Opinion: Is fitness testing it worth it?

From a young age, students are required to partake in a state mandatory fitness test that wastes class time

Kylie Chisamore

Though fitness testing encourages PE students to set goals and stay healthy, it sometimes seems to serves other purposes, including simply satisfying the state.

Kylie Chisamore, Staff Writer

Students run back and forth to the dings of the pacer test. Chattering occurs amongst students expressing their feelings towards the schools fitness testing. The students conclude that fitness testing is a waste of time.

Every year in gym class students are forced to participate in state testing. State fitness testing includes the pacer, height, weight, vertical jump, push ups, sit and reach, and curl ups. Scores get recorded and sent out to the state yearly.

According to the Illinois State Board of Education, fitness testing is used to teach students how to assess their fitness levels, set goals for improvement, monitor progress in reaching their goals and measure student growth and program effectiveness. This helps programs fulfill State Goal 20, which is for students to achieve and maintain a health-enhancing level of physical fitness through continual self-assessment.

Fitness testing is very uncomfortable for some students. Discomfort stems from the weight section factoring into the state requirements. Weight should not be included in a state testing. Weight can trigger eating disorders and many other negative feelings especially when others share this private information.

How well a student does on a fitness test does not reflect the students accurately always since they are standardized.  Every student is a different fitness level and ability, so when it comes to fitness testing it does not always reflect the student properly. The amount of push ups students do or the flexibility they have does not define them as a person and should stop being viewed as so.

Fitness testing is also made into a competition to be the best in the class. Students will just make bets with their friends about who can get the highest vertical or do the most push ups. None of which is ever taken seriously by the students. The only people that care are the state, which is only to make sure teachers are doing their job.

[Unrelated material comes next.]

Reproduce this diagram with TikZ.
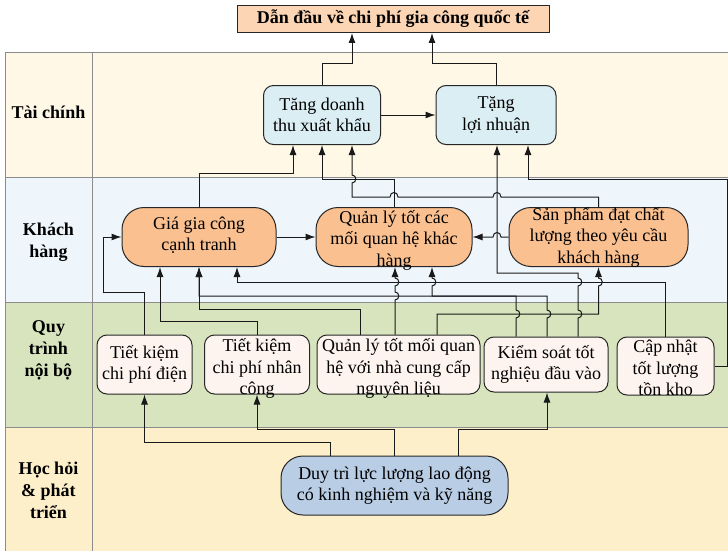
\documentclass[tikz,border=0pt]{standalone}
\usepackage{fontspec}
\setmainfont{Liberation Serif}
\usepackage{xcolor}
\usetikzlibrary{arrows.meta,positioning}
\definecolor{finRow}{RGB}{255,248,231}
\definecolor{cusRow}{RGB}{239,246,251}
\definecolor{intRow}{RGB}{215,228,190}
\definecolor{lrnRow}{RGB}{254,239,203}
\definecolor{finFill}{RGB}{219,238,244}
\definecolor{cusFill}{RGB}{250,192,144}
\definecolor{intFill}{RGB}{253,244,239}
\definecolor{lrnFill}{RGB}{185,205,229}
\definecolor{ttlFill}{RGB}{252,213,181}
\tikzset{vj/.style 2 args={insert path={-- (#1,#2+4) .. controls +(5,0) and +(5,0) .. (#1,#2-4)}},
         hj/.style 2 args={insert path={-- (#1+4,#2) .. controls +(0,-6) and +(0,-6) .. (#1-4,#2)}}}

\begin{document}
\begin{tikzpicture}[x=1pt,y=-1pt,
    arr/.style={-{Latex[length=10pt,width=7pt]},line width=1pt,black!90},
    gridline/.style={line width=1pt,black!45},
    lane/.style={font=\bfseries\fontsize{18}{22}\selectfont,align=center,inner sep=0pt},
    boxtext/.style={align=center,inner sep=0pt,font=\fontsize{18}{21.5}\selectfont},
    finbox/.style={draw=black!85,line width=1pt,fill=finFill,rounded corners=10pt,minimum height=59pt},
    cusbox/.style={draw=black!85,line width=1pt,fill=cusFill,rounded corners=22pt,minimum height=59pt},
    intbox/.style={draw=black!85,line width=1pt,fill=intFill,rounded corners=10pt,minimum height=59pt},
    lrnbox/.style={draw=black!85,line width=1pt,fill=lrnFill,rounded corners=22pt,minimum height=59pt}]
\useasboundingbox (0,0) rectangle (728,551);
\foreach \ya/\yb/\rowcol in {53/177/finRow,177/302/cusRow,302/427/intRow,427/551/lrnRow}
   \fill[\rowcol] (5,\ya) rectangle (728,\yb);
\draw[gridline] (728,53) -- (5,53) -- (5,551) (92,53) -- (92,551);
\foreach \yy in {177,302,427}
   \draw[gridline] (5,\yy) -- (728,\yy);

\node[lane] (TaiChinh) at (48.5,112) {Tài chính};
\node[lane] (KhachHang) at (48.5,242) {Khách\\hàng};
\node[lane] (QuyTrinh) at (48.5,350) {Quy\\trình\\nội bộ};
\node[lane] (HocHoi) at (48.5,490) {Học hỏi\\\& phát\\triển};

\node[draw=black!85,line width=1pt,fill=ttlFill,minimum width=312pt,minimum height=27pt,
      font=\bfseries\fontsize{18}{21}\selectfont] (Title) at (393,19) {Dẫn đầu về chi phí gia công quốc tế};

\node[finbox,minimum width=117pt] (TangDoanhThu) at (322,115) {};
\node[finbox,minimum width=120pt] (TangLoiNhuan) at (496,115) {};
\node[cusbox,minimum width=154pt] (GiaGiaCong) at (199,237) {};
\node[cusbox,minimum width=156pt] (QuanLyQH) at (394,237) {};
\node[cusbox,minimum width=179pt] (SanPham) at (598.5,237) {};
\node[intbox,minimum width=95pt] (TKDien) at (144.5,364.5) {};
\node[intbox,minimum width=105pt] (TKNhanCong) at (257,364.5) {};
\node[intbox,minimum width=163pt] (QuanLyNCC) at (398.5,364.5) {};
\node[intbox,minimum width=124pt,minimum height=55pt] (KiemSoat) at (546,364.5) {};
\node[intbox,minimum width=97pt,minimum height=58pt] (CapNhat) at (665.5,366) {};
\node[lrnbox,minimum width=227pt] (DuyTri) at (394.5,485.5) {};

\node[boxtext] (TangDoanhThuText) at (TangDoanhThu) {Tăng doanh\\thu xuất khẩu};
\node[boxtext] (TangLoiNhuanText) at (TangLoiNhuan) {Tặng\\lợi nhuận};
\node[boxtext] (GiaGiaCongText) at ([yshift=2pt]GiaGiaCong) {Giá gia công\\cạnh tranh};
\node[boxtext] (QuanLyQHText) at ([yshift=-3pt]QuanLyQH) {Quản lý tốt các\\mối quan hệ khác\\hàng};
\node[boxtext] (SanPhamText) at (SanPham) {Sản phẩm đạt chất\\lượng theo yêu cầu\\khách hàng};
\node[boxtext] (TKDienText) at (TKDien) {Tiết kiệm\\chi phí điện};
\node[boxtext] (TKNhanCongText) at ([yshift=-4pt]TKNhanCong) {Tiết kiệm\\chi phí nhân\\công};
\node[boxtext] (QuanLyNCCText) at ([yshift=-4pt]QuanLyNCC) {Quản lý tốt mối quan\\hệ với nhà cung cấp\\nguyên liệu};
\node[boxtext] (KiemSoatText) at (KiemSoat) {Kiểm soát tốt\\nghiệu đầu vào};
\node[boxtext] (CapNhatText) at ([yshift=-2pt]CapNhat) {Cập nhật\\tốt lượng\\tồn kho};
\node[boxtext] (DuyTriText) at (DuyTri) {Duy trì lực lượng lao động\\có kinh nghiệm và kỹ năng};

\draw[arr] (TangDoanhThu.north) |- (352,64) -- (352,0 |- Title.south);
\draw[arr] (TangLoiNhuan.north) |- (432,64) -- (432,0 |- Title.south);
\draw[arr] (TangDoanhThu.east) -- (TangLoiNhuan.west);
\draw[arr] (GiaGiaCong.north) |- (293,173) -- (293,0 |- TangDoanhThu.south);
\draw[arr] (QuanLyQH.north) |- (322,179) -- (TangDoanhThu.south);
\draw[arr] (SanPham.north) |- (501,197) [hj={497}{197}, hj={394}{197}] -- (352,197) [vj={352}{179}] -- (352,0 |- TangDoanhThu.south);
\draw[arr] (578,0 |- KiemSoat.north) [vj={578}{314}, vj={578}{282}] -- (578,273) -| (497,0 |- TangLoiNhuan.south);
\draw[arr] (CapNhat.east) -| (727,179) -| (528,0 |- TangLoiNhuan.south);

\draw[arr] (GiaGiaCong.east) -- (QuanLyQH.west);
\draw[arr] (SanPham.west) [hj={497}{237}] -- (QuanLyQH.east);
\draw[arr] (TKDien.north) |- (103,292) |- (GiaGiaCong.west);
\draw[arr] (TKNhanCong.north) |- (160,321) -- (160,0 |- GiaGiaCong.south);
\draw[arr] (360,0 |- QuanLyNCC.north) |- (199,309) -- (GiaGiaCong.south);
\draw[arr] (CapNhat.north) |- (237,282) -- (237,0 |- GiaGiaCong.south);
\draw[arr] (547,0 |- KiemSoat.north) [vj={547}{314}] -- (547,296) -- (199,296) -- (GiaGiaCong.south);
\draw[arr] (516,0 |- KiemSoat.north) [vj={516}{314}] -- (516,296) -- (432,296) [vj={432}{282}] -- (432,0 |- QuanLyQH.south);
\draw[arr] (437,0 |- QuanLyNCC.north) |- (598.5,314) [vj={598.5}{282}] -- (SanPham.south);
\draw[arr] (395,0 |- QuanLyNCC.north) [vj={395}{296}, vj={395}{282}] -- (395,0 |- QuanLyQH.south);

\draw[arr] (330,0 |- DuyTri.north) |- (144.5,442) -- (TKDien.south);
\draw[arr] (394,0 |- DuyTri.north) |- (257,429) -- (TKNhanCong.south);
\draw[arr] (458,0 |- DuyTri.north) |- (547,429) -- (547,0 |- KiemSoat.south);
\end{tikzpicture}
\end{document}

The one good thing fitness testing does is it shows a student’s improvement. In each year scores get recorded and saved for the next year’s testing, making it easy for students to have a goal to beat each test. It shows where there is room for improvement or where a student improved greatly.

Taking these tests can help students see personal improvements, but become a waste of time when they are used for any other reason. Students should make personal goals regarding improvement within their test scores to benefit themselves rather than to compete against others. Fitness testing should be used to see progress and encourage improvement.